Traders in China said that they would cut iron ore purchases from Iran which are worth over USD 2 billion a year because of sanctions that have forced payment defaults on Indian rice imports and prompted Ukrainian and European sellers to stop booking shipments of Ukrainian grain to the Middle East country.

The problems are the most visible evidence to date that Western sanctions are squeezing Iran's trade. Iran's crude oil buyers including China and Japan are cutting purchases, reducing the OPEC producer's earnings from its major source of the foreign exchange it needs to pay for critical imports such as food staples.

The problems have come to light after US sanctions this year targeted Iran's central bank and the European Union decided to ban Iran crude imports in an effort to force Tehran to abandon a suspected nuclear weapons program.

Iran's rial has plunged as the West increased sanctions raising the price of imports for the economy and making it difficult to find Dubai based middlemen who can process payments to keep the country's trade flowing.

Bread and rice dominate the diet of most Iranians, many of whom can no longer afford to buy meat, now selling for about USD 30 per kilogram in Tehran. Bread prices have tripled since December while rice costs about USD 5 per kilogram. Iranians earn about USD 350 per month on average while officials put the poverty line at USD 800.
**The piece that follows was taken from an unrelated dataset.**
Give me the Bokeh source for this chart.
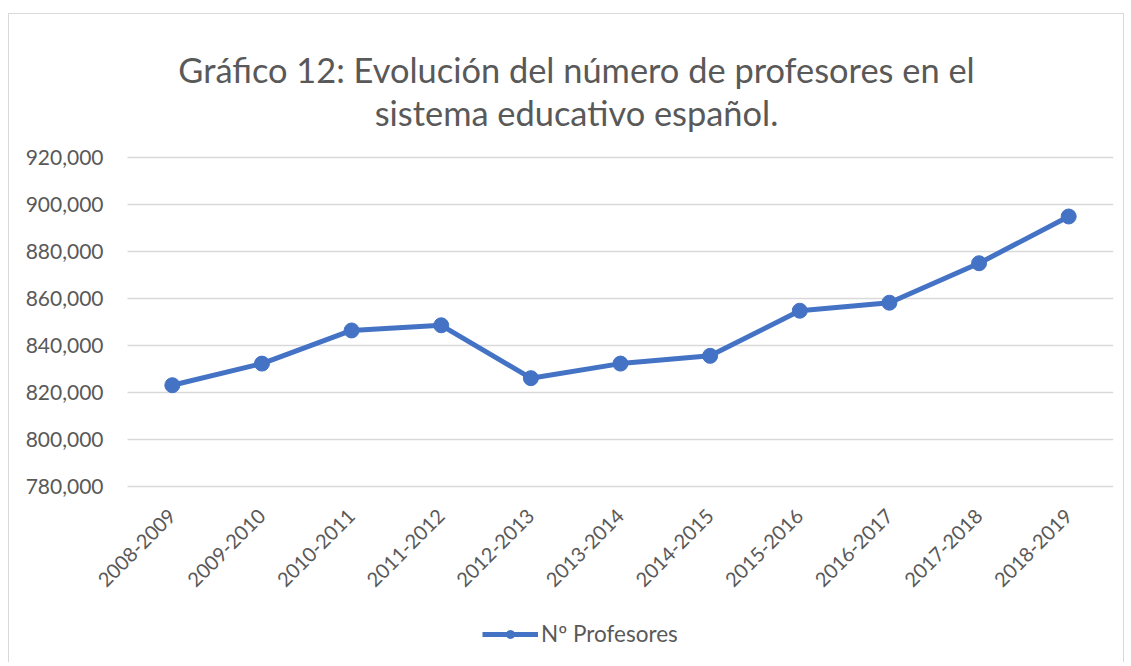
import math
from bokeh.plotting import figure
from bokeh.models import (Label, Legend, LegendItem, Range1d, NumeralTickFormatter, FixedTicker)
from bokeh.embed import file_html
from bokeh.resources import INLINE

# ---- data ----
years = ["2008-2009", "2009-2010", "2010-2011", "2011-2012", "2012-2013", "2013-2014",
         "2014-2015", "2015-2016", "2016-2017", "2017-2018", "2018-2019"]
profesores = [823100, 832300, 846400, 848600, 826100, 832300, 835600, 854800, 858200, 875000, 894900]
y_ticks = [780000, 800000, 820000, 840000, 860000, 880000, 900000, 920000]
title_line1 = "Gráfico 12: Evolución del número de profesores en el"
title_line2 = "sistema educativo español."
series_name = "Nº Profesores"

FONT = "Lato"
TEXT = "#595959"
BLUE = "#4472C4"
GRID = "#D9D9D9"

x_idx = list(range(len(years)))          # category positions
X_LO, X_HI = -0.5, len(years) - 0.5      # edges of the category band

# layout constants (pixels)
PX_PER_UNIT = 47 / 20000          # vertical scale of the value axis
ABOVE_PX = 472                    # canvas top -> 780,000 line
BELOW_PX = 176                    # 780,000 line -> canvas bottom
PX_PER_CAT = 986 / len(years)     # horizontal size of one category
LEFT_PX = 118                     # canvas left -> first category edge
Y_MIN = y_ticks[0] - BELOW_PX / PX_PER_UNIT
Y_MAX = y_ticks[0] + ABOVE_PX / PX_PER_UNIT
X_MIN = X_LO - LEFT_PX / PX_PER_CAT

p = figure(x_range=Range1d(X_MIN, X_HI), y_range=Range1d(Y_MIN, Y_MAX),
           frame_width=986 + LEFT_PX, frame_height=ABOVE_PX + BELOW_PX,
           output_backend="svg", toolbar_location=None,
           min_border_left=0, min_border_right=10, min_border_top=0, min_border_bottom=0)
p.margin = (13, 0, 0, 8)
p.styles = {"border-top": "1px solid #D9D9D9", "border-left": "1px solid #D9D9D9",
            "border-right": "1px solid #D9D9D9"}
p.outline_line_color = None
p.background_fill_color = "white"
p.border_fill_color = "white"

# horizontal gridlines over the category band only
p.xgrid.grid_line_color = None
p.ygrid.grid_line_color = None
p.segment(x0=[X_LO] * len(y_ticks), x1=[X_HI] * len(y_ticks), y0=y_ticks, y1=y_ticks,
          line_color=GRID, line_width=1.5)

line_r = p.line(x_idx, profesores, line_color=BLUE, line_width=5)
circ_r = p.scatter(x_idx, profesores, size=15, fill_color=BLUE, line_color=BLUE)

# y axis, pinned at the left edge of the category band
yax = p.left[0]
yax.fixed_location = X_LO
yax.ticker = FixedTicker(ticks=y_ticks)
yax.formatter = NumeralTickFormatter(format="0,0")
yax.axis_line_color = None
yax.major_tick_line_color = None
yax.minor_tick_line_color = None
yax.major_label_standoff = 18
yax.major_label_text_font = FONT
yax.major_label_text_font_size = "21px"
yax.major_label_text_color = TEXT

# x axis, pinned at the bottom of the value range
xax = p.below[0]
xax.fixed_location = y_ticks[0]
xax.ticker = FixedTicker(ticks=x_idx)
xax.major_label_overrides = {i: lab for i, lab in zip(x_idx, years)}
xax.axis_line_color = None
xax.major_tick_line_color = None
xax.minor_tick_line_color = None
xax.major_label_orientation = math.pi / 4
xax.major_label_standoff = 20
xax.major_label_text_font = FONT
xax.major_label_text_font_size = "20px"
xax.major_label_text_color = TEXT

# two-line title, centred over the chart
TITLE_X = X_LO + 449 / PX_PER_CAT
for txt, base_px in ((title_line1, 69), (title_line2, 112)):
    p.add_layout(Label(x=TITLE_X, y=y_ticks[0] + (486 - base_px) / PX_PER_UNIT, text=txt,
                       text_align="center", text_baseline="alphabetic", text_font=FONT,
                       text_font_size="34.4px", text_color=TEXT))

legend = Legend(items=[LegendItem(label=series_name, renderers=[line_r, circ_r])],
                orientation="horizontal", location=(473, 15),
                label_text_font=FONT, label_text_font_size="22.5px", label_text_color=TEXT,
                glyph_width=56, glyph_height=20, label_standoff=3,
                border_line_color=None, background_fill_alpha=0, margin=0, padding=0)
p.add_layout(legend, "center")

open("out.html", "w").write(file_html(p, INLINE))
Grain ships are docked outside Iranian ports, many traders have said they are not booking fresh cargoes and exports of staples to Iran such as maize are falling as collecting payment from buyers gets harder.

Data from the US Department of Agriculture showed that Iran imported 62 percent of its maize, 45% of its rice and 59% of its sugar in 2010 tonne 2011 but only 3 percent of its wheat.

In the latest sign of Iran's stress, trading sources in Malaysia said that exporters of palm oil, used in cooking oil, confectionary and bio diesel, had stopped supplying most of the 30,000 tonnes of the commodity Iran used to buy each month from the end of 2011.